Space Coast Drops ‘Expose the Truth’ Rate Markup Campaign
More than a month after launching a campaign aimed to educate consumers about rate markups at auto dealerships, Space Coast Credit Union confirmed Friday that it has scrapped the entire effort.
The $3 billion credit union in Melbourne, Fla., launched its “Expose the Truth” effort June 9 in several South Florida markets. The ads featured blindfolded members and the message, “only 21% know the truth, do you?”
Space Coast said Friday that it will not move forward with the campaign, which was scheduled to run until Aug. 31.
“The campaign is ending this week, and we sincerely regret if any of our valued dealer partners misunderstood our message,” the credit union wrote in a statement to CU Times on Friday. “We did not want to harm dealers. We have great respect and admiration for these local business people who have contributed to the growth of our communities, and we particularly appreciate the valuable service to our members.”
Instead, SCCU said it wanted to help members make informed decisions.
“The campaign was not about auto dealers or the people selling vehicles, though recent automotive media coverage has been misinterpreted that way,” the credit union said.

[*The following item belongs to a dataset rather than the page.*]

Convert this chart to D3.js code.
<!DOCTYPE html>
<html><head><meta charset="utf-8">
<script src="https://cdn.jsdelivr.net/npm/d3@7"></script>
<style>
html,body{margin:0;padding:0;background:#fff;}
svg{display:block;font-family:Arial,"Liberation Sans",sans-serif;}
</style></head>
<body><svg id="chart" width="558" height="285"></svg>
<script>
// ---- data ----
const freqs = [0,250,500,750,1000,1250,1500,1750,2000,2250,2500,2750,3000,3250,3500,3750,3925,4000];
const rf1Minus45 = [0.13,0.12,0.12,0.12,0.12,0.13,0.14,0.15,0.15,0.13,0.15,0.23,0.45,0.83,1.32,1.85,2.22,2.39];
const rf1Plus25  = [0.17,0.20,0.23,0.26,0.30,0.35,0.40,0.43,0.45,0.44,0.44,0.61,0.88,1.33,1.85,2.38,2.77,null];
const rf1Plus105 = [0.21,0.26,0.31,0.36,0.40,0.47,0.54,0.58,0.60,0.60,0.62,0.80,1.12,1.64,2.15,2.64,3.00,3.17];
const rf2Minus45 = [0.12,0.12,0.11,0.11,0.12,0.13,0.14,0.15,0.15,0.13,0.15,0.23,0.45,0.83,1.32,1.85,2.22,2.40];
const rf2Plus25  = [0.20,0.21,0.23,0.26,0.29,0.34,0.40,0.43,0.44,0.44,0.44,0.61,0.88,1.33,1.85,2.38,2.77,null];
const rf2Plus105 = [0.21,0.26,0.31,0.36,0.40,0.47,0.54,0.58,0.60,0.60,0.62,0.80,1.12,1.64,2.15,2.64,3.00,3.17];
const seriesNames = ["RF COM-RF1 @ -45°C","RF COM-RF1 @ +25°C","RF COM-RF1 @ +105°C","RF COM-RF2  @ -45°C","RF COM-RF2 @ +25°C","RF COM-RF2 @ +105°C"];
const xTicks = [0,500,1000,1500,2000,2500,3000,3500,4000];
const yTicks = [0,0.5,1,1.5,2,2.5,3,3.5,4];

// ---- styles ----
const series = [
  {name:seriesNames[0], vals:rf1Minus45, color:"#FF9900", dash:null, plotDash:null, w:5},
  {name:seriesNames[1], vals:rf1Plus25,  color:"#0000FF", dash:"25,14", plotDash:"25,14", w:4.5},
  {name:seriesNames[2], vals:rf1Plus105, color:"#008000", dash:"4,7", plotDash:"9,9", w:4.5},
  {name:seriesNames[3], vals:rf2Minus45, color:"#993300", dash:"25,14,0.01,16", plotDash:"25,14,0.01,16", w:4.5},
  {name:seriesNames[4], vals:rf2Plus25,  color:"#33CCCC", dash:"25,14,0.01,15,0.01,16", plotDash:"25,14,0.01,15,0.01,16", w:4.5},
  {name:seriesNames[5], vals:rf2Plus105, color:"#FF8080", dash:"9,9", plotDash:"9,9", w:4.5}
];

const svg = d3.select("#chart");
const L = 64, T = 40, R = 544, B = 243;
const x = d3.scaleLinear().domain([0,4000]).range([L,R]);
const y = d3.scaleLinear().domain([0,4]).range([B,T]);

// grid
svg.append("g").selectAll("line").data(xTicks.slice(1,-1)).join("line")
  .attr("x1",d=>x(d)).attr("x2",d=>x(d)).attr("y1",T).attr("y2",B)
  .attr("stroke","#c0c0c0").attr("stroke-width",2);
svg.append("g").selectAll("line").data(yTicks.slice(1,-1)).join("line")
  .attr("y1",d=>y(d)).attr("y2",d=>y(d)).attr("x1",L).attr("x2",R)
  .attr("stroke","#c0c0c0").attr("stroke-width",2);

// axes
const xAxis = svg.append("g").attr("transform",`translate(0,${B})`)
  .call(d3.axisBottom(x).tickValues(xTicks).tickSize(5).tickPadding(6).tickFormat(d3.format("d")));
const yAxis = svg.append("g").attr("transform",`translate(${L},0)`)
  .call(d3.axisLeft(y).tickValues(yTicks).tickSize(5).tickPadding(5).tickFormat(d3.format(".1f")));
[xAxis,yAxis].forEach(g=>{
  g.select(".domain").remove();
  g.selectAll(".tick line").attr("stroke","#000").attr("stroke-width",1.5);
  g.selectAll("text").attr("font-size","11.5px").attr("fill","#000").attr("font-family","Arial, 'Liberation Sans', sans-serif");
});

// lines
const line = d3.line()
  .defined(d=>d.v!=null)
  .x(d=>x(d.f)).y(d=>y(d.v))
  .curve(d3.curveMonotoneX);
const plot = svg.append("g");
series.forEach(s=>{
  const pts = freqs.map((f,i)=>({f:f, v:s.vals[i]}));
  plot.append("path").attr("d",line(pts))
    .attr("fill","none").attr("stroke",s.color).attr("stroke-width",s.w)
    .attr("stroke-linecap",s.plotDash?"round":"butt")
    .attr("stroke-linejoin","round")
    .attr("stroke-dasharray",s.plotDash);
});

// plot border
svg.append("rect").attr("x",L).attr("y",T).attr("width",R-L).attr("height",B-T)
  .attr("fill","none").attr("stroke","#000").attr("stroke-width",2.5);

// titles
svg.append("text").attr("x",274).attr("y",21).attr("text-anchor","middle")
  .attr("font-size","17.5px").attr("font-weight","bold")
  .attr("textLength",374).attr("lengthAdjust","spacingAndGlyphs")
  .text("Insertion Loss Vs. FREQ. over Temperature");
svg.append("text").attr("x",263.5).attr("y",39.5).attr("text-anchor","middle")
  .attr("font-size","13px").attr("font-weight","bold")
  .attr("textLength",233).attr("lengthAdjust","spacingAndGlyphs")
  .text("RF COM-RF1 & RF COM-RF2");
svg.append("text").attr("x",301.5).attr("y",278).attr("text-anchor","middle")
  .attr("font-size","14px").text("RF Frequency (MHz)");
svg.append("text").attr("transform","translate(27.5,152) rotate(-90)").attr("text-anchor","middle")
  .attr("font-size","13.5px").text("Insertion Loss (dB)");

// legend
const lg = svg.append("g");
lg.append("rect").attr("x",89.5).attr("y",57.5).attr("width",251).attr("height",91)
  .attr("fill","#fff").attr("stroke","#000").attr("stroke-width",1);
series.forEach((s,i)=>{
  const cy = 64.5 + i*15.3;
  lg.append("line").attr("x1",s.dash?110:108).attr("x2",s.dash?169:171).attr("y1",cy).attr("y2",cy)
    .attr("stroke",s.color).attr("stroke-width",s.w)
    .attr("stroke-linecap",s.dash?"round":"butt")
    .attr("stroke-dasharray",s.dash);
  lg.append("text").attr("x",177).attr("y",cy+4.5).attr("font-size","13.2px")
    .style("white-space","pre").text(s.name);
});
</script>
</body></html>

The ditched campaign came in the midst of criticism from the National Automobile Dealers Association, the trade group that represent 16,000 new and truck dealerships with about 32,000 domestic and international franchises.

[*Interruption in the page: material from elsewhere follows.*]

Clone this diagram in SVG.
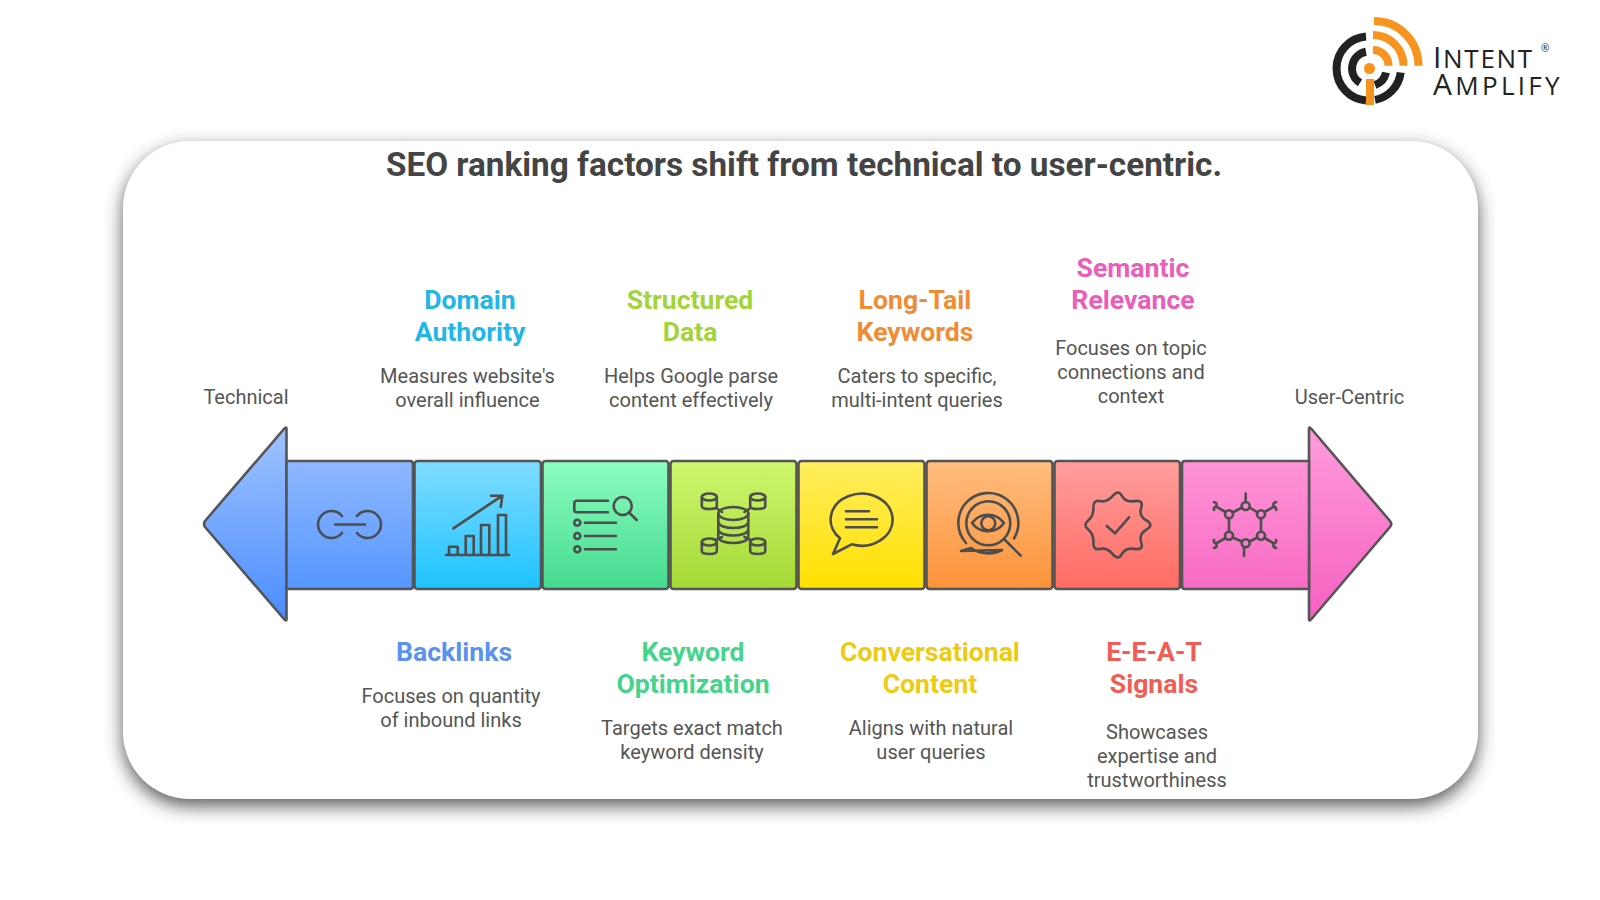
<svg xmlns="http://www.w3.org/2000/svg" width="1600" height="900" viewBox="0 0 1600 900">
<style>
text{font-family:Roboto,"Liberation Sans",sans-serif;text-anchor:middle}
.t{font-size:26.600px;font-weight:700}
.d{font-size:20px;fill:#555}
.seg{stroke:#555;stroke-width:2.6}
.ic{fill:none;stroke:#4d4d4d;stroke-width:2.6;stroke-linecap:round;stroke-linejoin:round}
.k{fill:none;stroke:#222;stroke-width:8}
.o{fill:none;stroke:#f7931e;stroke-width:8}
.lg{font-family:"Open Sans",Lato,sans-serif;text-anchor:start;fill:#222;font-weight:400;font-size:26px}
.cap{font-size:30px}
</style>
<defs>
<filter id="sh" x="-10%" y="-15%" width="120%" height="135%"><feGaussianBlur stdDeviation="9"/></filter>
<linearGradient id="g0" x1="0" y1="0" x2="0" y2="1"><stop offset="0" stop-color="#a0c3ff"/><stop offset="1" stop-color="#4a8dff"/></linearGradient>
<linearGradient id="g1" x1="0" y1="0" x2="0" y2="1"><stop offset="0" stop-color="#8fb8ff"/><stop offset="1" stop-color="#5596ff"/></linearGradient>
<linearGradient id="g2" x1="0" y1="0" x2="0" y2="1"><stop offset="0" stop-color="#80dcff"/><stop offset="1" stop-color="#1ec3ff"/></linearGradient>
<linearGradient id="g3" x1="0" y1="0" x2="0" y2="1"><stop offset="0" stop-color="#8cfdc0"/><stop offset="1" stop-color="#45da8e"/></linearGradient>
<linearGradient id="g4" x1="0" y1="0" x2="0" y2="1"><stop offset="0" stop-color="#cdf76f"/><stop offset="1" stop-color="#a3d935"/></linearGradient>
<linearGradient id="g5" x1="0" y1="0" x2="0" y2="1"><stop offset="0" stop-color="#ffee5f"/><stop offset="1" stop-color="#ffe000"/></linearGradient>
<linearGradient id="g6" x1="0" y1="0" x2="0" y2="1"><stop offset="0" stop-color="#ffbd7e"/><stop offset="1" stop-color="#fb923a"/></linearGradient>
<linearGradient id="g7" x1="0" y1="0" x2="0" y2="1"><stop offset="0" stop-color="#ff9e9e"/><stop offset="1" stop-color="#ff6b63"/></linearGradient>
<linearGradient id="g8" x1="0" y1="0" x2="0" y2="1"><stop offset="0" stop-color="#ff94d6"/><stop offset="1" stop-color="#f76bc5"/></linearGradient>
<linearGradient id="g9" x1="0" y1="0" x2="0" y2="1"><stop offset="0" stop-color="#ff9cdd"/><stop offset="1" stop-color="#f560c0"/></linearGradient>
</defs>
<rect width="1600" height="900" fill="#fff"/>

<g id="panel">
<rect x="123" y="148" width="1355" height="658" rx="67" fill="#333" opacity=".8" filter="url(#sh)"/>
<rect x="123" y="141" width="1355" height="658" rx="67" fill="#fff"/>
</g>

<g id="logo">
<path class="k" d="M1366 36.600A32 32 0 0 0 1366 100.400"/>
<path class="k" d="M1375 99.900A32 32 0 0 0 1400.700 72.500"/>
<path class="k" d="M1366 51.800A17 17 0 0 0 1360 82.900"/>
<path class="k" d="M1375 85A17 17 0 0 0 1386 72.500"/>
<path class="o" d="M1374 21A44.500 44.500 0 0 1 1418.500 65.700"/>
<path class="o" d="M1373 35A30.500 30.500 0 0 1 1403.500 65.700"/>
<path class="o" d="M1373 50A15.500 15.500 0 0 1 1388.500 65.700"/>
<circle cx="1369.500" cy="68.500" r="5.500" fill="#f7931e"/>
<rect x="1366" y="79" width="8" height="26" fill="#f7931e"/>
<text class="lg"><tspan x="1433" y="68" letter-spacing="1.700"><tspan class="cap">I</tspan>NTENT</tspan><tspan x="1433" y="95" letter-spacing="3.300"><tspan class="cap">A</tspan>MPLIFY</tspan></text>
<text class="lg" x="1541" y="52" style="font-size:10px">®</text>
</g>

<text id="title" x="804" y="176" font-size="33.300" font-weight="700" fill="#444">SEO ranking factors shift from technical to user-centric.</text>

<g id="arrow-left"><path class="seg" fill="url(#g0)" stroke-linejoin="round" d="M286.500 429Q286.500 426 284 429L205 521Q203 524 205 527L284 619Q286.500 622 286.500 619Z"/></g>
<g id="arrow-right"><path class="seg" fill="url(#g9)" stroke-linejoin="round" d="M1309 429Q1309 426 1311.500 429L1390 521Q1392.500 524 1390 527L1311.500 619Q1309 622 1309 619Z"/></g>

<g id="backlinks">
<path class="seg" fill="url(#g1)" d="M286.500 461H410Q413 461 413 464V586Q413 589 410 589H286.500Z"/>
<path class="ic" d="M342 516A13.500 13.500 0 1 0 342 533M357 516A13.500 13.500 0 1 1 357 533M335 524.500H365"/>
<text class="t" x="454" y="661" fill="#5a92f0">Backlinks</text>
<text class="d" x="451" y="703">Focuses on quantity</text><text class="d" x="451" y="727">of inbound links</text>
</g>
<g id="domain-authority">
<rect class="seg" x="414.500" y="461" width="126.500" height="128" rx="3" fill="url(#g2)"/>
<path class="ic" d="M446 555H509M449 555V546.700H457.700V555M465.700 555V536H473.700V555M481 555V525H489.300V555M498 555V515H506V555M453.300 528.300L502.300 495.700M491 495.700H502.300L500.700 507"/>
<text class="t" x="470" y="309" fill="#1fb6e8">Domain</text><text class="t" x="470" y="341" fill="#1fb6e8">Authority</text>
<text class="d" x="467.500" y="383">Measures website's</text><text class="d" x="467.500" y="407">overall influence</text>
</g>
<g id="structured-data-list">
<rect class="seg" x="542.500" y="461" width="126" height="128" rx="3" fill="url(#g3)"/>
<path class="ic" d="M608 500.700H577Q574.300 500.700 574.300 503V510Q574.300 512.300 577 512.300H608M636.700 520L629 512.500"/>
<circle class="ic" cx="622.700" cy="506" r="9"/>
<circle class="ic" cx="577.300" cy="522.700" r="3"/><circle class="ic" cx="577.300" cy="536" r="3"/><circle class="ic" cx="577.300" cy="549.300" r="3"/>
<path class="ic" d="M585 522.700H616M585 536H616M585 549.300H616"/>
</g>
<g id="structured-data-db">
<rect class="seg" x="670.500" y="461" width="126" height="128" rx="3" fill="url(#g4)"/>
<g class="ic">
<ellipse cx="733.300" cy="513.500" rx="15" ry="6.500"/>
<path d="M718.300 513.500V536.500C718.300 541 726 543 733.300 543S748.300 541 748.300 536.500V513.500M718.300 521.500C718.300 526 726 528 733.300 528S748.300 526 748.300 521.500M718.300 529C718.300 533.500 726 535.500 733.300 535.500S748.300 533.500 748.300 529"/>
<ellipse cx="709.300" cy="497" rx="7.500" ry="3.500"/><path d="M701.800 497V506C701.800 510 716.800 510 716.800 506V497"/>
<ellipse cx="757.700" cy="497" rx="7.500" ry="3.500"/><path d="M750.200 497V506C750.200 510 765.200 510 765.200 506V497"/>
<ellipse cx="709.300" cy="542" rx="7.500" ry="3.500"/><path d="M701.800 542V551C701.800 555 716.800 555 716.800 551V542"/>
<ellipse cx="757.700" cy="542" rx="7.500" ry="3.500"/><path d="M750.200 542V551C750.200 555 765.200 555 765.200 551V542"/>
<path d="M716 508L722 512M750.500 508L744.500 512M716 540L722 537M750.500 540L744.500 537"/>
</g>
</g>
<g id="keyword-optimization">
<text class="t" x="693" y="661" fill="#45d48c">Keyword</text><text class="t" x="693" y="693" fill="#45d48c">Optimization</text>
<text class="d" x="692" y="735">Targets exact match</text><text class="d" x="692" y="759">keyword density</text>
</g>
<g id="structured-data">
<text class="t" x="690" y="309" fill="#a3d43a">Structured</text><text class="t" x="690" y="341" fill="#a3d43a">Data</text>
<text class="d" x="691" y="383">Helps Google parse</text><text class="d" x="691" y="407">content effectively</text>
</g>
<g id="conversational-content">
<rect class="seg" x="798.500" y="461" width="126" height="128" rx="3" fill="url(#g5)"/>
<path class="ic" d="M840 538.300L833 554L851.700 544.300A31 26 0 1 0 840 538.300Z"/>
<path class="ic" d="M846 511.300H869M846 519.300H877M846 527.300H877"/>
<text class="t" x="930" y="661" fill="#eecb12">Conversational</text><text class="t" x="930" y="693" fill="#eecb12">Content</text>
<text class="d" x="931" y="735">Aligns with natural</text><text class="d" x="931" y="759">user queries</text>
</g>
<g id="long-tail-keywords">
<rect class="seg" x="926.500" y="461" width="126" height="128" rx="3" fill="url(#g6)"/>
<path class="ic" d="M966 543A30 30 0 1 1 1014 538.500M1002 550A30 30 0 0 1 971 548L961 551Z"/>
<circle class="ic" cx="988.300" cy="523.300" r="22"/>
<path class="ic" d="M972 523C980 512 996 512 1004 523C996 534 980 534 972 523Z"/>
<circle class="ic" cx="988.300" cy="523.300" r="7"/>
<path class="ic" d="M1005 540L1020.700 555.700"/>
<text class="t" x="915" y="309" fill="#f08c35">Long-Tail</text><text class="t" x="915" y="341" fill="#f08c35">Keywords</text>
<text class="d" x="917" y="383">Caters to specific,</text><text class="d" x="917" y="407">multi-intent queries</text>
</g>
<g id="e-e-a-t-signals">
<rect class="seg" x="1054.500" y="461" width="125.500" height="128" rx="3" fill="url(#g7)"/>
<path class="ic" transform="translate(1117.300 525)" d="M29.100 -4.600Q37 0 29.100 4.600T23.900 17.300T17.300 23.900T4.600 29.100T-4.600 29.100T-17.300 23.900T-23.900 17.300T-29.100 4.600T-29.100 -4.600T-23.900 -17.300T-17.300 -23.900T-4.600 -29.100T4.600 -29.100T17.300 -23.900T23.900 -17.300T29.100 -4.600Z"/>
<path class="ic" d="M1106.700 526L1115 533.300L1129 517.300"/>
<text class="t" x="1154" y="661" fill="#f25c54">E-E-A-T</text><text class="t" x="1154" y="693" fill="#f25c54">Signals</text>
<text class="d" x="1157" y="739">Showcases</text><text class="d" x="1157" y="763">expertise and</text><text class="d" x="1157" y="787">trustworthiness</text>
</g>
<g id="semantic-relevance">
<path class="seg" fill="url(#g8)" d="M1309 461H1185Q1182 461 1182 464V586Q1182 589 1185 589H1309Z"/>
<g class="ic">
<circle cx="1245.700" cy="506" r="4"/><circle cx="1229" cy="514.300" r="4"/><circle cx="1261" cy="514.300" r="4"/><circle cx="1229" cy="535.700" r="4"/><circle cx="1261" cy="535.700" r="4"/><circle cx="1245.700" cy="543.300" r="4"/>
<path d="M1245.700 493.500V502M1244 547V556M1232.500 512.500L1242 507.500M1249.500 507.500L1257.500 512.500M1229 518.500V531.500M1261 518.500V531.500M1232.500 537.500L1242 541.500M1249.500 541.500L1257.500 537.500"/>
<path d="M1225.500 512L1216 506.500M1216 506.500Q1218 503 1214 502M1216 506.500Q1213 508 1214 510M1264.500 512L1274 506.500M1274 506.500Q1272 503 1276 502M1274 506.500Q1277 508 1276 510M1225.500 538L1216 543.500M1216 543.500Q1218 547 1214 548M1216 543.500Q1213 542 1214 540M1264.500 538L1274 543.500M1274 543.500Q1272 547 1276 548M1274 543.500Q1277 542 1276 540"/>
</g>
<text class="t" x="1133" y="277" fill="#ec5cb8">Semantic</text><text class="t" x="1133" y="309" fill="#ec5cb8">Relevance</text>
<text class="d" x="1131" y="355">Focuses on topic</text><text class="d" x="1131" y="379">connections and</text><text class="d" x="1131" y="403">context</text>
</g>
<text class="d" x="246" y="404">Technical</text>
<text class="d" x="1349.500" y="404">User-Centric</text>
<g id="connectors"></g>
</svg>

“The SCCU campaign is nothing more than a rehash by another competitor of previously discredited arguments,” NADA wrote in a statement provided to CU Times by Charles Cyrill, public relations director at NADA.
Cyrill said the statement was made prior to SCCU’s confirmation that it was ending its campaign.

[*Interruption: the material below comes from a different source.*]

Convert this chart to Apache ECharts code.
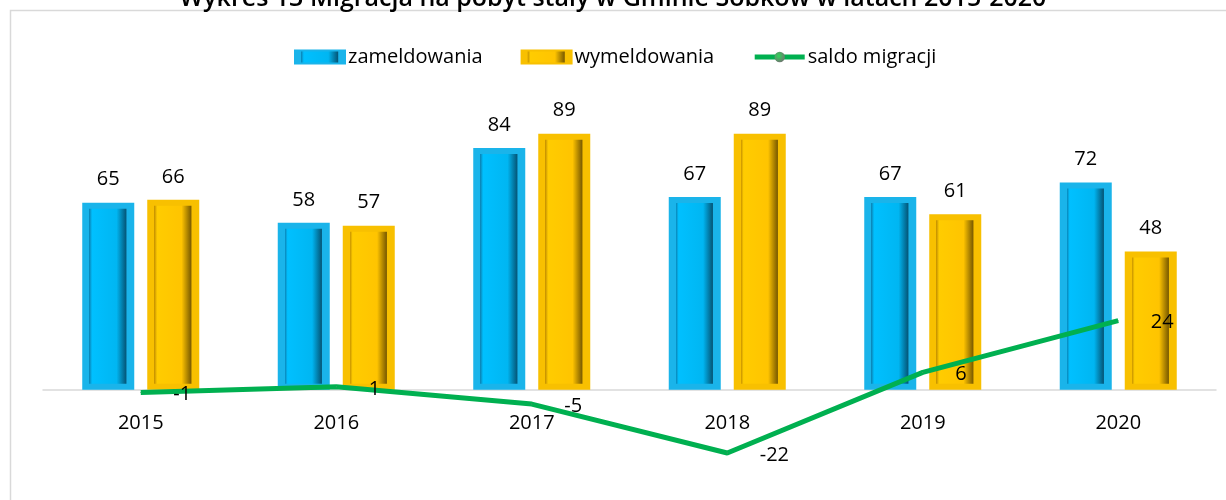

In one of SCCU’s Expose the Truth ads, two lines read, “Nation’s Largest Auto Lender Fined by National Government. Recently, Ally Bank, the nation’s largest auto lender, was ordered by the U.S. government to pay back $80 million to victims of rate markups. They were fined an additional $18 million in penalties.”
In December 2013, the Consumer Financial Protection Bureau and the Department of Justice ordered Ally Bank and Ally Financial Inc. to pay consumers “that were harmed by their discriminatory markup policy between April 2011 and December 2013,” the agencies said.
More than 235,000 African-American, Hispanic, and Asian and Pacific Islander borrowers were affected. Ally agreed to pay a settlement administrator to contact consumers who were due to receive compensation.
“Lenders use a part of that markup to compensate dealers for the valuable services they perform in arranging financing. Unfortunately, that creates incentives for dealers to charge higher interest rates and may be implemented in a way that results in illegal discrimination,” the CFPB and DOJ said.
Space Coast said while it does not engage in rate markups, it does pay dealers a flat rate for completed auto loan referrals.
“This fee does not change the interest rate the consumer pays for their loan,” the credit union said. “SCCU understands the need for dealers to be paid for their efforts in obtaining financing for their customers; SCCU simply cannot support the practice of rate markups. We have a responsibility to protect our membership through education.”
The credit union, continued, “It was not our campaign’s intention to implicate dealers in any way. We are sensitive to the dealers’ predicament imposed by some banks’ lending policies which promote rate markups. Dealers want to sell cars and earn a living. This requires a trusted indirect lending partner who offers a strong program, that is easy to understand and simple to use and access. We believe dealers should be fairly compensated for their role in facilitating the loan but we disagree with the approach taken by other lenders.”
Meanwhile, NADA said, “Unlike the SCCU, the National Automobile Dealers Association encourages car buyers to compare auto financing rates at all sources – their bank, credit union or other lenders as well as their dealer.”
“Despite the fact that dealer-assisted financing is always optional, a large majority of consumers still choose to finance their vehicles through dealers. It is unfortunate to see this type of misguided advice being given to consumers,” NADA wrote.
The SCCU campaign leveraged social media elements, including a Facebook page, Twitter hashtag and a YouTube video. In the video, consumers’ reactions were compared to being taken advantage of in a sales transaction to how car buyers feel when they’re victims of a rate markup. Through education efforts, SCCU said it wanted to save members $30 million this year in rate markups.